Originally published Wednesday, April 16, 2008 at 12:00 AM
Arthritis-drug maker withheld risk data, UW study finds
The maker of the controversial arthritis drug Vioxx knew of significant risks associated with the medicine at least three years before a...
Seattle Times health reporter
Information
To read the studies: www.jama.ama-assn.org
The maker of the controversial arthritis drug Vioxx knew of significant risks associated with the medicine at least three years before a massive nationwide recall, but withheld the information from federal officials and later downplayed the death rates, according to an analysis by University of Washington professors.
Their article, which appeared Tuesday in the prominent Journal of the American Medical Association (JAMA), contends that Merck, which pulled Vioxx from the market in 2004, had concluded internally as early as 2001 that people at risk of Alzheimer's disease who were enrolled in two Vioxx clinical trials were dying at three times the rate of those taking a placebo.
The UW researchers have used court documents from a flood of lawsuits against Merck to contend that the company switched calculations to mask the drug's potential dangers.
A Merck attorney, Jim Fitzpatrick of New York, countered Tuesday that the company disclosed all its clinical results thoroughly. He said "we completely disagree" with allegations that Merck misrepresented its findings.

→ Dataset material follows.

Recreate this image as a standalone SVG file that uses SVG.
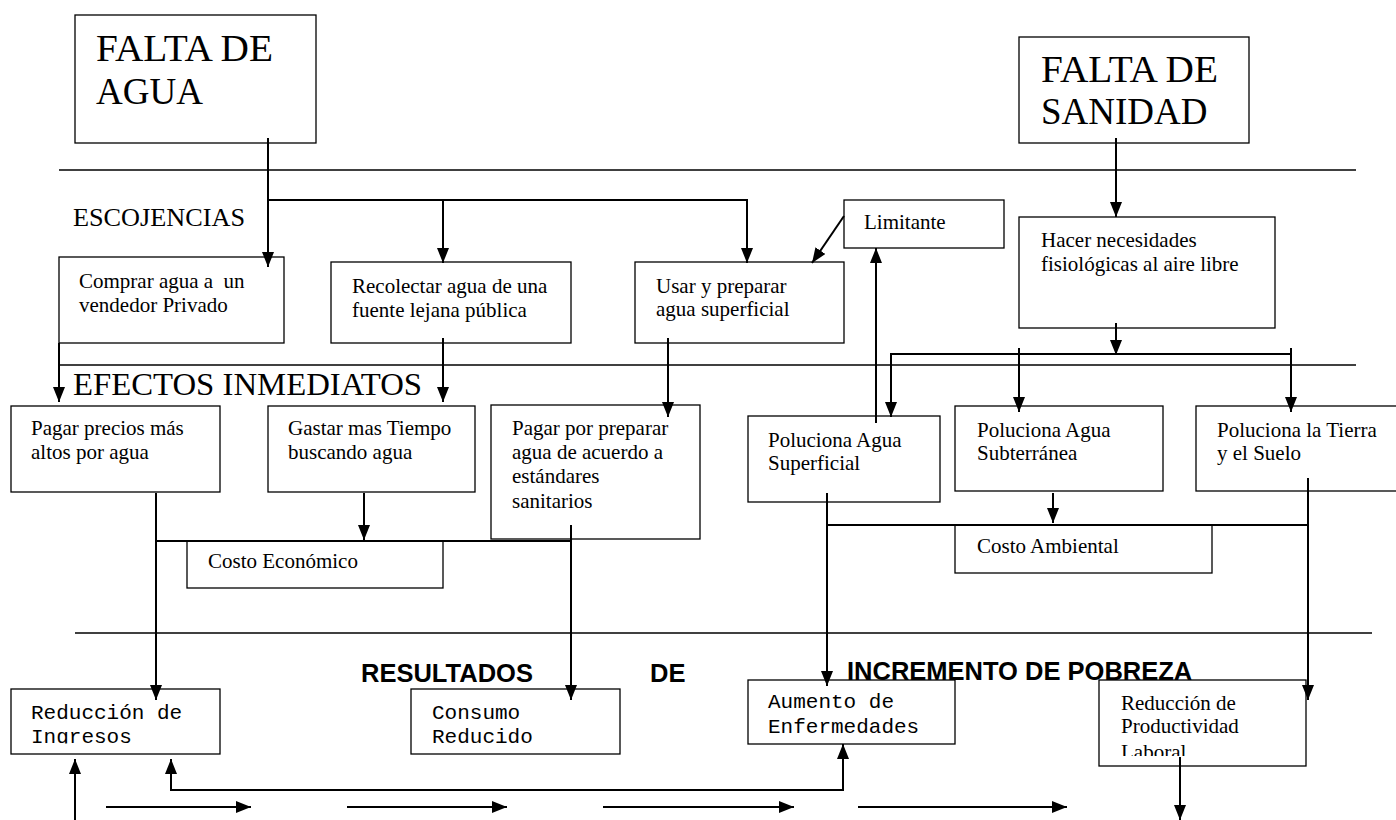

The article is one of a pair of studies in this week's issue of JAMA to take an unusually detailed look at the clash of corporate interests and scientific integrity over Vioxx, the subject of the most expensive drug recall in history. Vioxx is the brand name for rofecoxib, an anti-inflammatory drug.
A companion article by researchers at New York's Mount Sinai School of Medicine found that people on Merck's payroll ghost-wrote dozens of studies on Vioxx and recruited prominent academic investigators with little involvement with the studies or financial ties to Merck to attach their names to the work.
In an accompanying editorial, JAMA's top editors said such manipulation of research calls for "drastic actions." The editorial argues that researchers, regulators and editors of medical journals such as JAMA are complicit, but it singled out doctors who lend their names on scientific papers as "unprofessional and demeaning to the medical profession."
Merck is facing about 27,000 Vioxx lawsuits. In November, the New Jersey company agreed to settle a majority of the cases for $4.85 billion without admitting guilt.
The co-author of the UW paper, Richard Kronmal, a professor of statistics at the UW, has served as a paid expert witness for Vioxx plaintiffs. The lead author is Bruce Psaty, a UW professor of medicine who has not been involved in the suits.
Vioxx is a prescription arthritis drug and painkiller that was promoted as a gentler alternative to drugs such as aspirin. Merck withdrew it in September 2004 after disclosing that a study found it doubled the risk of heart attacks and strokes.
But information was available well before the recall that showed that Vioxx posed serious potential harm to subjects in clinical trials.
As early as 2000, the Food and Drug Administration (FDA) was given information that showed Vioxx posed far greater risk of heart attacks and strokes than Merck let on in published academic papers, according to subsequent analysis by independent researchers.
In 2005, the New England Journal of Medicine, another leading medical journal, publicly accused Merck of undercounting Vioxx deaths in a 2000 report. Six months later, the journal retracted part of a 2004 paper that claimed Vioxx caused heart damage only when taken for more than 18 months.
Some of the early evidence prompted pharmacists from Seattle's Group Health Cooperative to withhold Vioxx from the list of drugs it covers.
In the latest JAMA article, the UW researchers compared internal Merck memos about two Vioxx studies involving patients at risk of dementia against information the company submitted to the FDA and published later.
In April 2001, a Merck statistician concluded that 34 people in the Vioxx groups had died, compared with 12 in the two placebo groups. But in its submissions to the FDA three months later, Merck used different methods to figure the mortality rate, coming up with 29 deaths among Vioxx takers and 17 in the placebo groups.
Merck apparently did this, in part, by omitting some of the deaths that had occurred after the subjects quit taking the drug, said Psaty, who also is an investigator at Group Health.
Merck's internal memo included all the people enrolled in the studies. But it gave the FDA results only for subjects who stuck with the trials, who generally tend to be healthier and differ in other ways from those who dropped out.
"There was great disparity between what [Merck] knew and what they made public in a timely fashion," Psaty said. "They were not being forthright."